Dáil debates

Tuesday, 10 March 2015

An Bille um an gCeathrú Leasú is Tríocha ar an mBunreacht (Comhionannas Pósta) 2015: An Dara Céim - Thirty-fourth Amendment of the Constitution (Marriage Equality) Bill 2015: Second Stage


8:00 pm

Photo of Paul MurphyPaul Murphy (Dublin South West, Socialist Party) | Oireachtas source

Some of the reactionary forces in Irish society who have crawled out of the woodwork in recent weeks could do with reflecting on these words of the late Harvey Milk:

It takes no compromise to give people their rights... it takes no money to respect the individual. It takes no political deal to give people freedom. It takes no survey to remove repression.
Look at the statement today from the general meeting of the Irish Catholic bishops which opposes same-sex marriage. What is the rationale for that? They state that "the union of a man and a woman in marriage, open to the procreation of children, is a gift from God who created us 'male and female'". That is a marginally more sophisticated version of the argument, "it was Adam and Eve, not Adam and Steve", nothing more. The argument that a marriage is something that is open to the procreation of children is clearly nonsensical. Will the bishops argue against the elderly being able to marry? Will they argue for a referendum? There are lots of married couples who do not have children, by choice or not by choice. It is a fundamentally mistaken and wrong idea about what is marriage.

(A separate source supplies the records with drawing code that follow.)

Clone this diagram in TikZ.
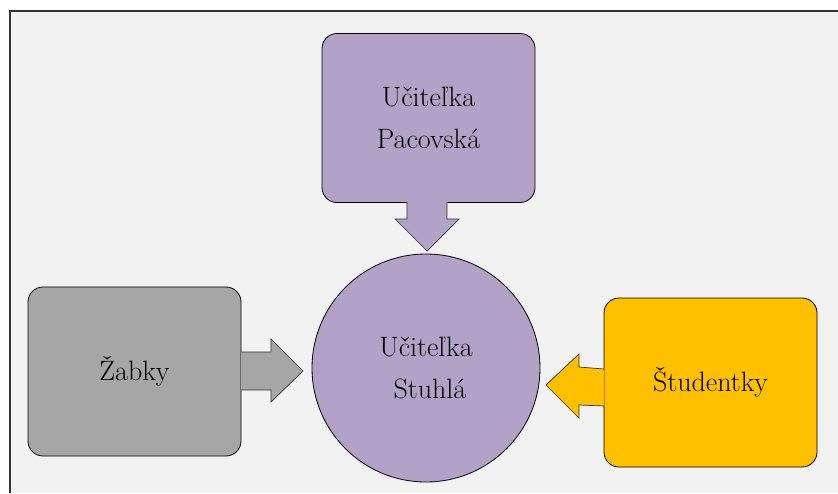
\documentclass[tikz,border=0pt]{standalone}
\usepackage{fontspec}
\definecolor{panelbg}{HTML}{F2F2F2}
\definecolor{framecol}{HTML}{333333}
\definecolor{lilac}{HTML}{B3A2C7}
\definecolor{stone}{HTML}{A6A6A6}
\definecolor{amber}{HTML}{FFC000}
\tikzset{
  card/.style={draw=black, line width=0.8pt, rounded corners=15pt,
    minimum width=213pt, minimum height=169pt, inner sep=0pt,
    align=center, font=\fontsize{28}{42}\selectfont},
  disc/.style={draw=black, line width=0.8pt, circle, fill=lilac,
    minimum size=228pt, inner sep=0pt, align=center,
    font=\fontsize{28}{42}\selectfont},
  blockarrow/.style={draw=black!80, line width=0.7pt, line join=miter}
}
\begin{document}
\begin{tikzpicture}[x=1pt, y=-1pt]
  \useasboundingbox (0,0) rectangle (838,493);
  % panel background and its frame
  \fill[panelbg] (10,11) rectangle (838,493);
  \draw[framecol, line width=1.4pt] (10,493) -- (10,11) -- (838,11);

  % boxes and centre disc
  \node[card, fill=lilac] (teacher) at (428.5,118) {Učiteľka\\Pacovská};
  \node[card, fill=stone] (frogs) at (134.5,371.5) {Žabky};
  \node[card, fill=amber] (students) at (710.5,382.5) {Študentky};
  \node[disc] (hub) at (426,368) {Učiteľka\\\hspace*{8pt}Stuhlá};

  % block arrows pointing at the disc
  \draw[blockarrow, fill=lilac]
    (407,202) -- (407,219) -- (395,219) -- (427,251) -- (459,219)
    -- (447,219) -- (447,202);
  \draw[blockarrow, fill=stone]
    (241,352) -- (271,352) -- (271,339) -- (303,371) -- (271,402)
    -- (271,390) -- (241,390);
  \draw[blockarrow, fill=amber]
    (604,369) -- (579,367) -- (579,354) -- (546,385) -- (579,418)
    -- (579,405) -- (604,406);
\end{tikzpicture}
\end{document}
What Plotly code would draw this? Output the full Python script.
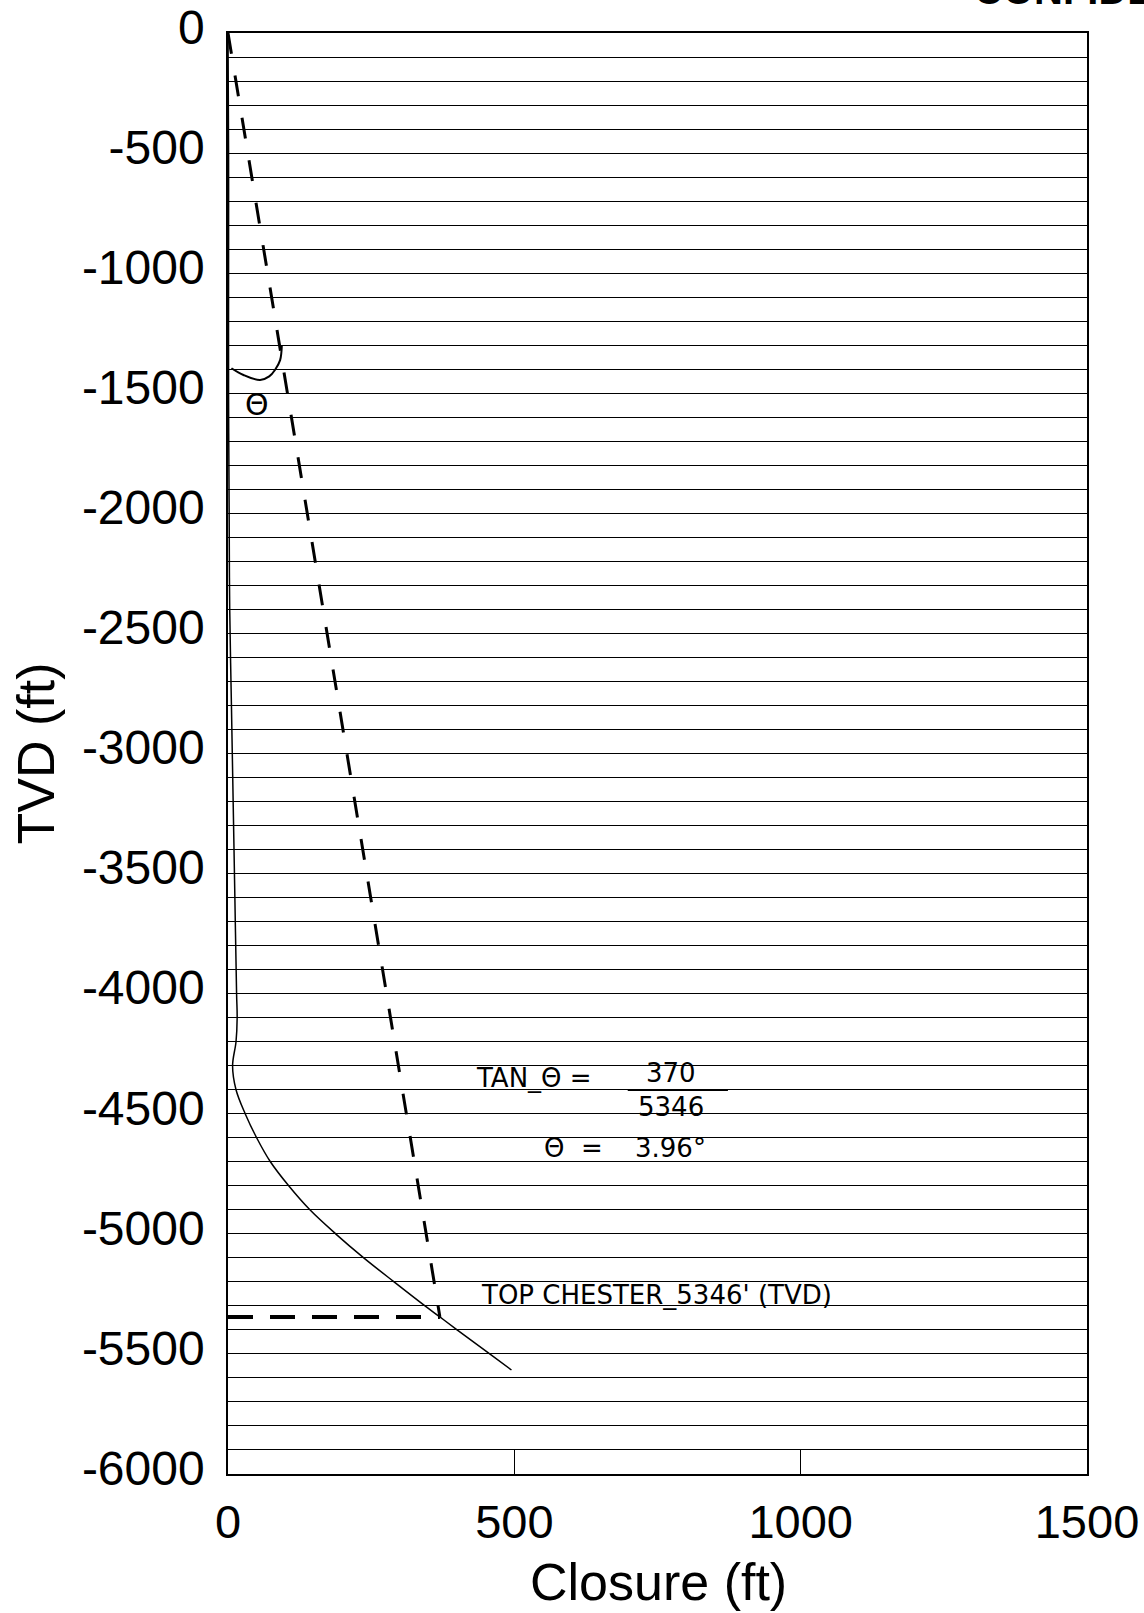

They also argue that "Mothers and fathers bring different, yet complementary gifts and strengths into a child’s life". This is an echo of the argument of the "No" side that every child deserves a mother and a father. It is an insult to the LGBTQ couples who currently raise families, to single mothers who currently raise one quarter of all children on this island and to the 30,000 single fathers who do the same. It is also an insult with no factual basis because there is no evidence whatsoever to suggest that a heterosexual couple makes better parents than a homosexual couple.

I say to the Catholic Church and to any other church that nobody will force them to have religious same-sex marriage but they should stop trying to impose their conservative values on society as a whole. It was summed up by Panti Bliss, who said, "Get the hell out of my life".

As for the Government, it takes every opportunity possible to express, in particular, through the person of the Minister of State at the Department of Justice and Equality, Deputy Ó Ríordáin, the fear that those who are anti-water charges and anti-austerity will vote "No". It is deeply cynical. It attempts to portray the anti-water charges protesters as some sort of Neanderthals, in contradiction to the sophisticated pro-austerity liberals of the Labour Party. Believe me, the vast majority of anti-water charges anti-austerity protesters are not that stupid. They know this is not the Government's or the Labour Party's referendum. It is a referendum as a result of pressure from below of thousands of courageous LGBTQ activists who have fought for their rights.

They know that this is a great opportunity to further isolate the forces of reaction and backwardness in Ireland, to show that society has moved on and that the control that the church holds over the institutions of the State is wildly out of step with its influence in society as a whole.

A massive "Yes" vote will be a blow to the traditional establishment in this country and another big step forward towards real equality although it will not be the end of the battle. The ongoing legal discrimination against LGBT people, for example, against gay teachers in schools or against gay and bisexual men donating blood, must be ended. The homophobic bullying and physical violence that many face must be challenged but a "Yes" vote will be a powerful signal that homophobia is not okay and that LGBTQ people are entitled to equal rights.